At this stage of development please use the latest SNAPSHOT artifacts from the OSS snapshot repository. Just add the following repository section to your POM file:

<repository>
  <id>sonatype-nexus-snapshots</id>
  <name>Sonatype Nexus Snapshots</name>
  <url>https://oss.sonatype.org/content/repositories/snapshots</url>
  <releases>
    <enabled>false</enabled>
  </releases>
  <snapshots>
    <enabled>true</enabled>
  </snapshots>
</repository>

Maven artifacts are deployed to the central maven repository (however please use the SNAPSHOT-variants as of now). Currently the following artifacts are available:

Core project:

<dependency>
  <groupId>com.github.sirixdb.sirix</groupId>
  <artifactId>sirix-core</artifactId>
  <version>0.8.9-SNAPSHOT</version>
</dependency>

Brackit binding:

<dependency>
  <groupId>com.github.sirixdb.sirix</groupId>
  <artifactId>sirix-xquery</artifactId>
  <version>0.8.9-SNAPSHOT</version>
</dependency>

Other modules are currently not available (namely the GUI, the distributed package as well as an outdated Saxon binding as well as a RESTful-API which currently is refactored).

Command line tool

We ship a (very) simple command line tool for the sirix-xquery bundle:

Get the latest sirix-xquery JAR with dependencies.

First steps

Please have a look into our sirix-example project how to use Sirix from Java. We'll shortly provide a refactored RESTful-API to interact with a Sirix-Server.

Documentation

We are currently working on the documentation. You may find first drafts and snippets in the Wiki. Furthermore you are kindly invited to ask any question you might have (and you likely have many questions) in the mailinglist. Please also have a look at and play with our sirix-example bundle which is available via maven.

Visualizations

The following diagram shows a screenshot of an interactive visualization, which depicts moves of single nodes or whole subtress through hierarchical edge bundling.
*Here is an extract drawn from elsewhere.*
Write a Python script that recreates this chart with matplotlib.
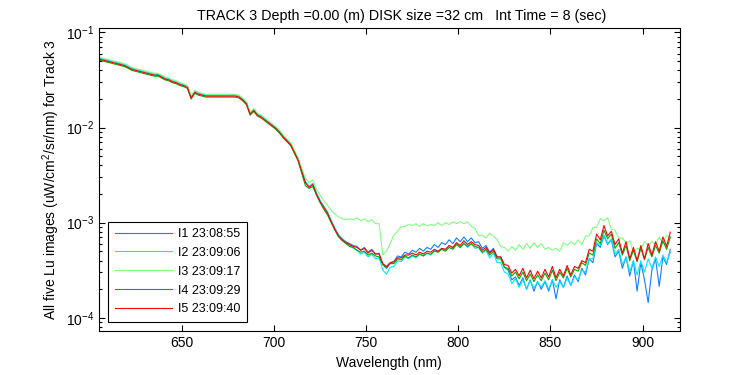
import numpy as np
import matplotlib
matplotlib.use('Agg')
import matplotlib.pyplot as plt
from matplotlib.ticker import LogLocator, NullFormatter

plt.rcParams['font.family'] = ['Liberation Sans', 'DejaVu Sans']
plt.rcParams['mathtext.default'] = 'regular'

# wavelength grid (nm), 2 nm steps
wavelength = np.arange(605, 916, 2)

# log10 of Lu, one list per image
i1_log = [-1.27,-1.28,-1.29,-1.30,-1.31,-1.32,-1.33,-1.34,-1.36,-1.38,
	-1.39,-1.40,-1.41,-1.42,-1.43,-1.44,-1.44,-1.46,-1.48,-1.49,
	-1.51,-1.52,-1.54,-1.55,-1.57,-1.68,-1.62,-1.64,-1.65,-1.66,
	-1.66,-1.66,-1.66,-1.66,-1.66,-1.66,-1.66,-1.66,-1.67,-1.70,
	-1.74,-1.85,-1.81,-1.86,-1.88,-1.91,-1.94,-1.97,-2.00,-2.04,
	-2.09,-2.13,-2.17,-2.25,-2.33,-2.45,-2.57,-2.62,-2.59,-2.69,
	-2.77,-2.83,-2.89,-2.98,-3.06,-3.13,-3.17,-3.20,-3.22,-3.24,
	-3.25,-3.29,-3.26,-3.31,-3.28,-3.33,-3.32,-3.44,-3.48,-3.43,
	-3.41,-3.35,-3.36,-3.31,-3.33,-3.29,-3.31,-3.27,-3.30,-3.26,
	-3.28,-3.23,-3.26,-3.21,-3.23,-3.18,-3.22,-3.16,-3.20,-3.15,
	-3.20,-3.16,-3.21,-3.20,-3.27,-3.24,-3.31,-3.27,-3.36,-3.36,
	-3.47,-3.50,-3.60,-3.57,-3.66,-3.58,-3.70,-3.60,-3.72,-3.62,
	-3.70,-3.62,-3.72,-3.60,-3.80,-3.60,-3.68,-3.56,-3.66,-3.55,
	-3.62,-3.48,-3.55,-3.38,-3.42,-3.22,-3.26,-3.14,-3.23,-3.18,
	-3.36,-3.30,-3.48,-3.36,-3.56,-3.40,-3.72,-3.42,-3.60,-3.84,
	-3.50,-3.38,-3.67,-3.36,-3.44,-3.28]

i2_log = [-1.27,-1.28,-1.29,-1.30,-1.31,-1.32,-1.33,-1.34,-1.36,-1.38,
	-1.39,-1.40,-1.41,-1.42,-1.43,-1.44,-1.44,-1.46,-1.48,-1.49,
	-1.51,-1.52,-1.54,-1.55,-1.57,-1.68,-1.62,-1.64,-1.65,-1.66,
	-1.66,-1.66,-1.66,-1.66,-1.66,-1.66,-1.66,-1.66,-1.67,-1.70,
	-1.74,-1.85,-1.81,-1.86,-1.88,-1.91,-1.94,-1.97,-2.00,-2.04,
	-2.09,-2.13,-2.17,-2.25,-2.33,-2.45,-2.57,-2.62,-2.59,-2.69,
	-2.77,-2.83,-2.89,-2.98,-3.06,-3.13,-3.17,-3.21,-3.24,-3.27,
	-3.29,-3.33,-3.31,-3.36,-3.33,-3.38,-3.37,-3.50,-3.54,-3.47,
	-3.46,-3.40,-3.41,-3.36,-3.38,-3.35,-3.37,-3.33,-3.35,-3.32,
	-3.34,-3.29,-3.31,-3.27,-3.29,-3.24,-3.27,-3.22,-3.26,-3.21,
	-3.26,-3.22,-3.27,-3.26,-3.32,-3.29,-3.37,-3.32,-3.42,-3.42,
	-3.52,-3.54,-3.64,-3.59,-3.68,-3.60,-3.70,-3.61,-3.69,-3.62,
	-3.68,-3.61,-3.70,-3.60,-3.68,-3.62,-3.68,-3.58,-3.66,-3.57,
	-3.60,-3.50,-3.52,-3.38,-3.38,-3.21,-3.24,-3.13,-3.22,-3.17,
	-3.33,-3.28,-3.44,-3.36,-3.52,-3.40,-3.55,-3.40,-3.52,-3.38,
	-3.48,-3.36,-3.46,-3.34,-3.42,-3.31]

i3_log = [-1.26,-1.27,-1.28,-1.29,-1.30,-1.31,-1.32,-1.33,-1.35,-1.37,
	-1.38,-1.39,-1.40,-1.41,-1.42,-1.43,-1.43,-1.45,-1.47,-1.48,
	-1.50,-1.51,-1.53,-1.54,-1.56,-1.67,-1.61,-1.63,-1.64,-1.65,
	-1.65,-1.65,-1.65,-1.65,-1.65,-1.65,-1.65,-1.65,-1.66,-1.69,
	-1.73,-1.84,-1.80,-1.85,-1.87,-1.90,-1.93,-1.96,-1.99,-2.03,
	-2.08,-2.12,-2.16,-2.24,-2.32,-2.43,-2.53,-2.58,-2.55,-2.65,
	-2.71,-2.77,-2.82,-2.87,-2.91,-2.94,-2.96,-2.97,-2.96,-2.97,
	-2.95,-2.98,-2.96,-2.99,-2.97,-3.01,-3.01,-3.34,-3.30,-3.22,
	-3.13,-3.09,-3.04,-3.04,-3.02,-3.03,-3.01,-3.04,-3.01,-3.03,
	-3.02,-3.03,-3.00,-3.03,-3.00,-3.02,-2.99,-3.01,-2.99,-3.01,
	-2.99,-3.04,-3.06,-3.14,-3.13,-3.16,-3.11,-3.14,-3.18,-3.25,
	-3.26,-3.30,-3.25,-3.29,-3.23,-3.28,-3.22,-3.27,-3.21,-3.26,
	-3.22,-3.28,-3.26,-3.29,-3.27,-3.30,-3.21,-3.24,-3.20,-3.23,
	-3.18,-3.23,-3.14,-3.14,-3.05,-3.05,-2.96,-2.98,-2.95,-3.07,
	-3.08,-3.16,-3.16,-3.22,-3.19,-3.31,-3.27,-3.28,-3.20,-3.24,
	-3.20,-3.23,-3.15,-3.22,-3.13,-3.16]

i4_log = [-1.29,-1.30,-1.31,-1.32,-1.33,-1.34,-1.35,-1.36,-1.38,-1.40,
	-1.41,-1.42,-1.43,-1.44,-1.45,-1.46,-1.46,-1.48,-1.50,-1.51,
	-1.53,-1.54,-1.56,-1.57,-1.59,-1.70,-1.64,-1.66,-1.67,-1.68,
	-1.68,-1.68,-1.68,-1.68,-1.68,-1.68,-1.68,-1.68,-1.69,-1.72,
	-1.76,-1.87,-1.83,-1.88,-1.90,-1.93,-1.96,-1.99,-2.02,-2.06,
	-2.11,-2.15,-2.19,-2.27,-2.35,-2.48,-2.61,-2.64,-2.62,-2.71,
	-2.79,-2.86,-2.92,-3.00,-3.08,-3.15,-3.19,-3.22,-3.25,-3.26,
	-3.29,-3.31,-3.30,-3.34,-3.32,-3.35,-3.36,-3.44,-3.47,-3.43,
	-3.43,-3.38,-3.39,-3.35,-3.37,-3.34,-3.36,-3.33,-3.35,-3.32,
	-3.33,-3.30,-3.31,-3.28,-3.30,-3.26,-3.28,-3.23,-3.26,-3.22,
	-3.25,-3.22,-3.25,-3.26,-3.31,-3.28,-3.34,-3.30,-3.38,-3.38,
	-3.47,-3.48,-3.56,-3.52,-3.59,-3.52,-3.61,-3.54,-3.62,-3.55,
	-3.61,-3.53,-3.60,-3.50,-3.61,-3.52,-3.58,-3.48,-3.57,-3.49,
	-3.51,-3.42,-3.45,-3.32,-3.34,-3.17,-3.22,-3.08,-3.17,-3.12,
	-3.27,-3.21,-3.34,-3.24,-3.40,-3.29,-3.41,-3.27,-3.39,-3.26,
	-3.36,-3.24,-3.32,-3.19,-3.28,-3.15]

i5_log = [-1.28,-1.29,-1.30,-1.31,-1.32,-1.33,-1.34,-1.35,-1.37,-1.39,
	-1.40,-1.41,-1.42,-1.43,-1.44,-1.45,-1.45,-1.47,-1.49,-1.50,
	-1.52,-1.53,-1.55,-1.56,-1.58,-1.69,-1.63,-1.65,-1.66,-1.67,
	-1.67,-1.67,-1.67,-1.67,-1.67,-1.67,-1.67,-1.67,-1.68,-1.71,
	-1.75,-1.86,-1.82,-1.87,-1.89,-1.92,-1.95,-1.98,-2.01,-2.05,
	-2.10,-2.14,-2.18,-2.26,-2.34,-2.46,-2.58,-2.63,-2.60,-2.70,
	-2.78,-2.84,-2.90,-2.99,-3.07,-3.14,-3.18,-3.21,-3.23,-3.25,
	-3.26,-3.29,-3.27,-3.32,-3.29,-3.33,-3.33,-3.43,-3.46,-3.42,
	-3.41,-3.37,-3.37,-3.34,-3.34,-3.32,-3.34,-3.31,-3.33,-3.30,
	-3.31,-3.28,-3.30,-3.27,-3.28,-3.24,-3.26,-3.21,-3.24,-3.19,
	-3.23,-3.20,-3.23,-3.24,-3.29,-3.26,-3.32,-3.28,-3.36,-3.36,
	-3.44,-3.45,-3.53,-3.49,-3.56,-3.48,-3.58,-3.50,-3.59,-3.51,
	-3.58,-3.49,-3.57,-3.46,-3.58,-3.49,-3.56,-3.45,-3.55,-3.46,
	-3.48,-3.40,-3.42,-3.28,-3.30,-3.12,-3.18,-3.03,-3.14,-3.09,
	-3.23,-3.17,-3.32,-3.20,-3.38,-3.26,-3.40,-3.24,-3.38,-3.22,
	-3.34,-3.20,-3.30,-3.15,-3.25,-3.10]

labels = ['I1 23:08:55', 'I2 23:09:06', 'I3 23:09:17', 'I4 23:09:29', 'I5 23:09:40']
colors = ['#1080ff', '#00e8ff', '#80ff80', '#00aa00', '#ff0000']
series = [i1_log, i2_log, i3_log, i4_log, i5_log]

fig = plt.figure(figsize=(7.5, 3.75), dpi=100)
ax = fig.add_axes([0.132, 0.117, 0.774, 0.808])

for s, c, lab in zip(series, colors, labels):
	ax.plot(wavelength, 10.0 ** np.array(s), color=c, lw=0.8, label=lab)

ax.set_yscale('log')
ax.set_xlim(605, 920)
ax.set_ylim(10 ** -4.14, 10 ** -0.955)
ax.set_xticks([650, 700, 750, 800, 850, 900])
ax.yaxis.set_major_locator(LogLocator(base=10, numticks=10))
ax.yaxis.set_minor_locator(LogLocator(base=10, subs=np.arange(2, 10), numticks=10))
ax.yaxis.set_minor_formatter(NullFormatter())

ax.tick_params(which='both', direction='in', top=True, right=True, labelsize=10, width=0.8)
ax.tick_params(which='major', length=4)
ax.tick_params(which='minor', length=2.5)
for sp in ax.spines.values():
	sp.set_linewidth(0.8)

ax.set_title('TRACK 3 Depth =0.00 (m) DISK size =32 cm   Int Time = 8 (sec)', fontsize=10.3, pad=6, x=0.522)
ax.set_xlabel('Wavelength (nm)', fontsize=10, labelpad=4)
ax.set_ylabel('All five Lu images (uW/cm$^2$/sr/nm) for Track 3', fontsize=10, labelpad=3)

leg = ax.legend(loc='lower left', bbox_to_anchor=(0.016, 0.031), borderaxespad=0,
	fontsize=9, handlelength=4.6, handletextpad=0.5, labelspacing=0.55, borderpad=0.5,
	fancybox=False, framealpha=1, edgecolor='black')
leg.get_frame().set_linewidth(0.8)

fig.savefig('out.png', dpi=100)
A screencast is available depicting the SunburstView and the TextView side by side: http://www.youtube.com/watch?v=l9CXXBkl5vI

Currently, as we focused on various improvements in performance and features of the core storage system, the visualizations are a bit dated (and not working), but in the future we aim to bring them into the web (for instance using d3) instead of providing a standalone desktop GUI.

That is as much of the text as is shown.